Set task: Below is a block of records; reproduce all of them exactly and leave out any pictures.

— Start Data for the task —

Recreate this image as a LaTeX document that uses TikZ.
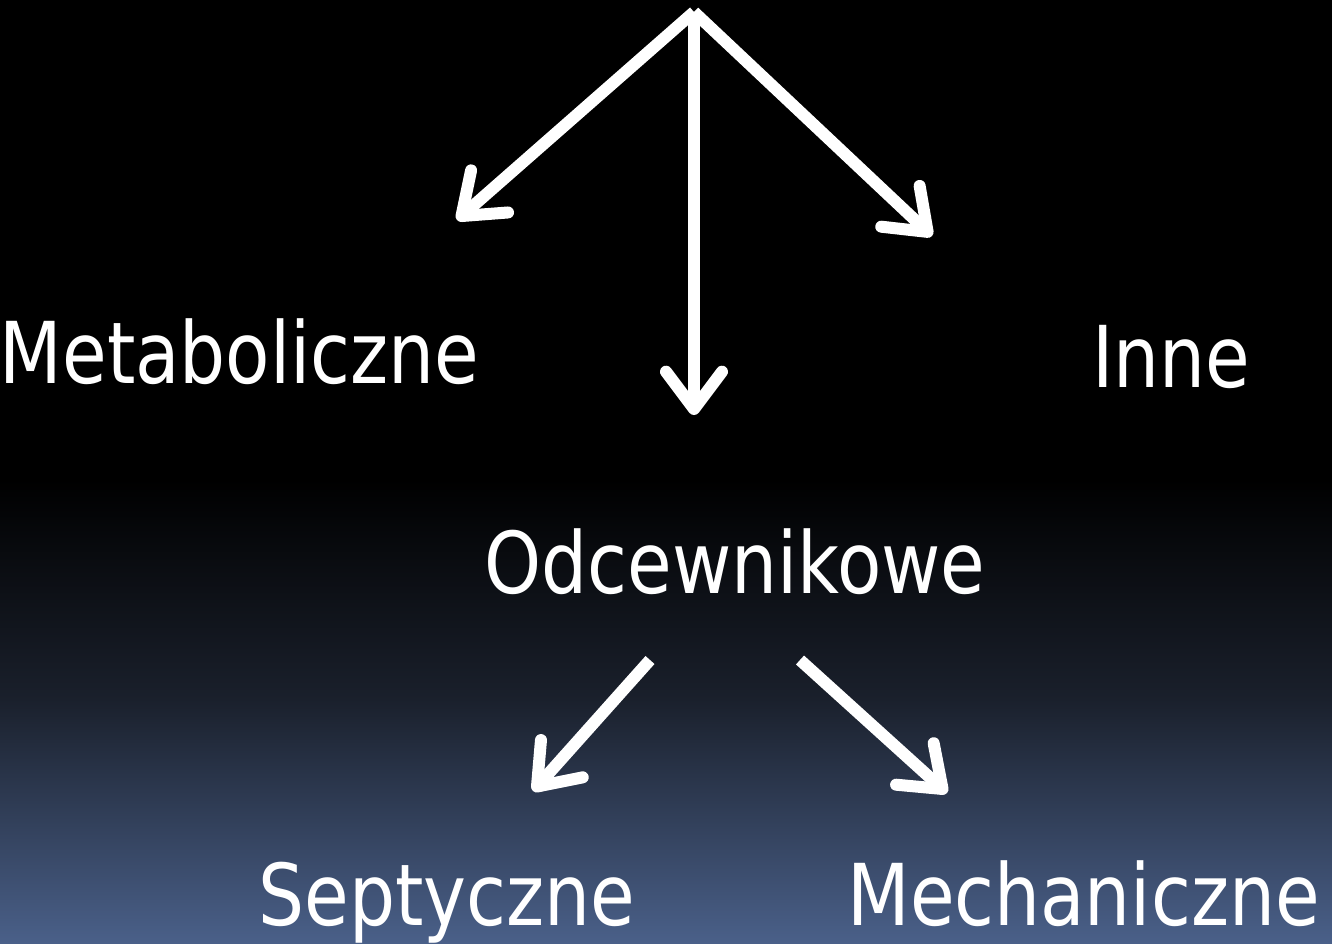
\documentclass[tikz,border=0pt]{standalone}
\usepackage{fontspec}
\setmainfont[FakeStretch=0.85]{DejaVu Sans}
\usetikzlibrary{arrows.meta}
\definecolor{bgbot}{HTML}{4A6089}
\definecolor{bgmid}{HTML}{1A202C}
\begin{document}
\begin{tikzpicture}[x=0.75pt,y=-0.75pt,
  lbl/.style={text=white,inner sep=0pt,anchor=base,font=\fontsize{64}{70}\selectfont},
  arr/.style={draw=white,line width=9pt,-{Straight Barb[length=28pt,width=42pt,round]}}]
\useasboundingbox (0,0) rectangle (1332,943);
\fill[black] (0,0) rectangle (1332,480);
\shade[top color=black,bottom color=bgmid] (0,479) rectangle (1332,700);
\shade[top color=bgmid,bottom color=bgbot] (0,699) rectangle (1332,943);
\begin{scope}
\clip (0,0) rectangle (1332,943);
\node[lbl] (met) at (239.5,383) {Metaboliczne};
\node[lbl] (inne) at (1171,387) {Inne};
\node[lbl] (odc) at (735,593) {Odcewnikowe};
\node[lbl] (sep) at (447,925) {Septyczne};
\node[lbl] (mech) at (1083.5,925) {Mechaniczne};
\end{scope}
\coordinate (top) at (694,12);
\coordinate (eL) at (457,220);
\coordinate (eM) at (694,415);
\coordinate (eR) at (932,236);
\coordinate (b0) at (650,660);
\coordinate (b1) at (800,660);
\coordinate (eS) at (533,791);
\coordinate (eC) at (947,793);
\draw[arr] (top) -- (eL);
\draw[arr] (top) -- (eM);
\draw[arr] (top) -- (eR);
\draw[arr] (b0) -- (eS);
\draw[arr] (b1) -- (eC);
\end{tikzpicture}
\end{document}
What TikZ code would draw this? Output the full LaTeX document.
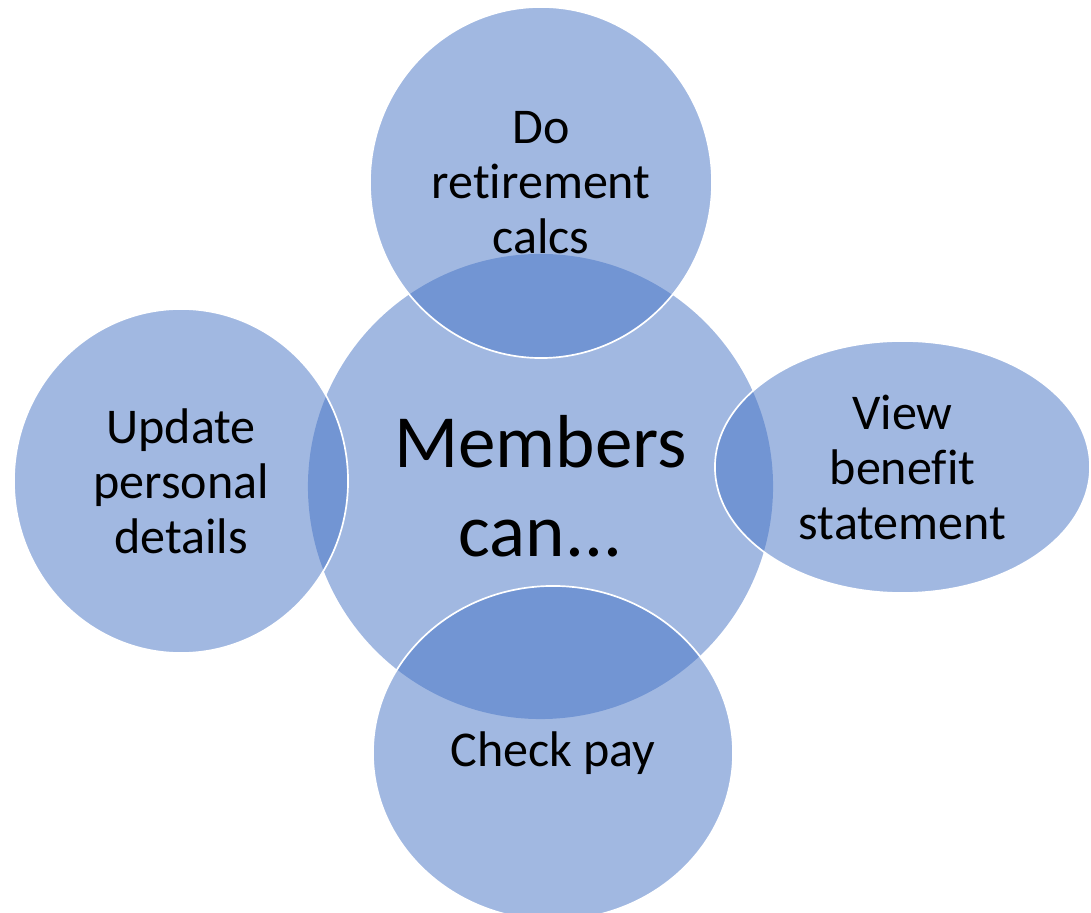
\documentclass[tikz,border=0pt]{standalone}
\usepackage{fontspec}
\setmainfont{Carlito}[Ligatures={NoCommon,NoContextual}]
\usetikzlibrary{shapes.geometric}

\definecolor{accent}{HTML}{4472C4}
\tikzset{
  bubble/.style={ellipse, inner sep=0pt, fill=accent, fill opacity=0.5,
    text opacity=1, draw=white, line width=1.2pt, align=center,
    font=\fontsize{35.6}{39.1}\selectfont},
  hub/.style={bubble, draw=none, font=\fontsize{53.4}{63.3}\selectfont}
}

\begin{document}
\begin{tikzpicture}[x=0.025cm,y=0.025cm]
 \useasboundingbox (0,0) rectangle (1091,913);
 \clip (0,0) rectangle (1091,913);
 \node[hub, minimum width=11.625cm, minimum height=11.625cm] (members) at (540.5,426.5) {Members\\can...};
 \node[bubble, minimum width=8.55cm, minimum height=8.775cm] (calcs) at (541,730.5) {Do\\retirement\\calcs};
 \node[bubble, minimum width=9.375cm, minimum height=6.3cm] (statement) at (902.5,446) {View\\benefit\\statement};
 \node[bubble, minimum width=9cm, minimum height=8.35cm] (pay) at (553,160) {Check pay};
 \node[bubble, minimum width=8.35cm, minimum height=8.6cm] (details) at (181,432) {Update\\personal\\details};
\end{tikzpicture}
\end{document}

— End Data for the task —

Task result:
Recreate this image as a LaTeX document that uses TikZ.
\documentclass[tikz,border=0pt]{standalone}
\usepackage{fontspec}
\setmainfont[FakeStretch=0.85]{DejaVu Sans}
\usetikzlibrary{arrows.meta}
\definecolor{bgbot}{HTML}{4A6089}
\definecolor{bgmid}{HTML}{1A202C}
\begin{document}
\begin{tikzpicture}[x=0.75pt,y=-0.75pt,
  lbl/.style={text=white,inner sep=0pt,anchor=base,font=\fontsize{64}{70}\selectfont},
  arr/.style={draw=white,line width=9pt,-{Straight Barb[length=28pt,width=42pt,round]}}]
\useasboundingbox (0,0) rectangle (1332,943);
\fill[black] (0,0) rectangle (1332,480);
\shade[top color=black,bottom color=bgmid] (0,479) rectangle (1332,700);
\shade[top color=bgmid,bottom color=bgbot] (0,699) rectangle (1332,943);
\begin{scope}
\clip (0,0) rectangle (1332,943);
\node[lbl] (met) at (239.5,383) {Metaboliczne};
\node[lbl] (inne) at (1171,387) {Inne};
\node[lbl] (odc) at (735,593) {Odcewnikowe};
\node[lbl] (sep) at (447,925) {Septyczne};
\node[lbl] (mech) at (1083.5,925) {Mechaniczne};
\end{scope}
\coordinate (top) at (694,12);
\coordinate (eL) at (457,220);
\coordinate (eM) at (694,415);
\coordinate (eR) at (932,236);
\coordinate (b0) at (650,660);
\coordinate (b1) at (800,660);
\coordinate (eS) at (533,791);
\coordinate (eC) at (947,793);
\draw[arr] (top) -- (eL);
\draw[arr] (top) -- (eM);
\draw[arr] (top) -- (eR);
\draw[arr] (b0) -- (eS);
\draw[arr] (b1) -- (eC);
\end{tikzpicture}
\end{document}
What TikZ code would draw this? Output the full LaTeX document.
\documentclass[tikz,border=0pt]{standalone}
\usepackage{fontspec}
\setmainfont{Carlito}[Ligatures={NoCommon,NoContextual}]
\usetikzlibrary{shapes.geometric}

\definecolor{accent}{HTML}{4472C4}
\tikzset{
  bubble/.style={ellipse, inner sep=0pt, fill=accent, fill opacity=0.5,
    text opacity=1, draw=white, line width=1.2pt, align=center,
    font=\fontsize{35.6}{39.1}\selectfont},
  hub/.style={bubble, draw=none, font=\fontsize{53.4}{63.3}\selectfont}
}

\begin{document}
\begin{tikzpicture}[x=0.025cm,y=0.025cm]
 \useasboundingbox (0,0) rectangle (1091,913);
 \clip (0,0) rectangle (1091,913);
 \node[hub, minimum width=11.625cm, minimum height=11.625cm] (members) at (540.5,426.5) {Members\\can...};
 \node[bubble, minimum width=8.55cm, minimum height=8.775cm] (calcs) at (541,730.5) {Do\\retirement\\calcs};
 \node[bubble, minimum width=9.375cm, minimum height=6.3cm] (statement) at (902.5,446) {View\\benefit\\statement};
 \node[bubble, minimum width=9cm, minimum height=8.35cm] (pay) at (553,160) {Check pay};
 \node[bubble, minimum width=8.35cm, minimum height=8.6cm] (details) at (181,432) {Update\\personal\\details};
\end{tikzpicture}
\end{document}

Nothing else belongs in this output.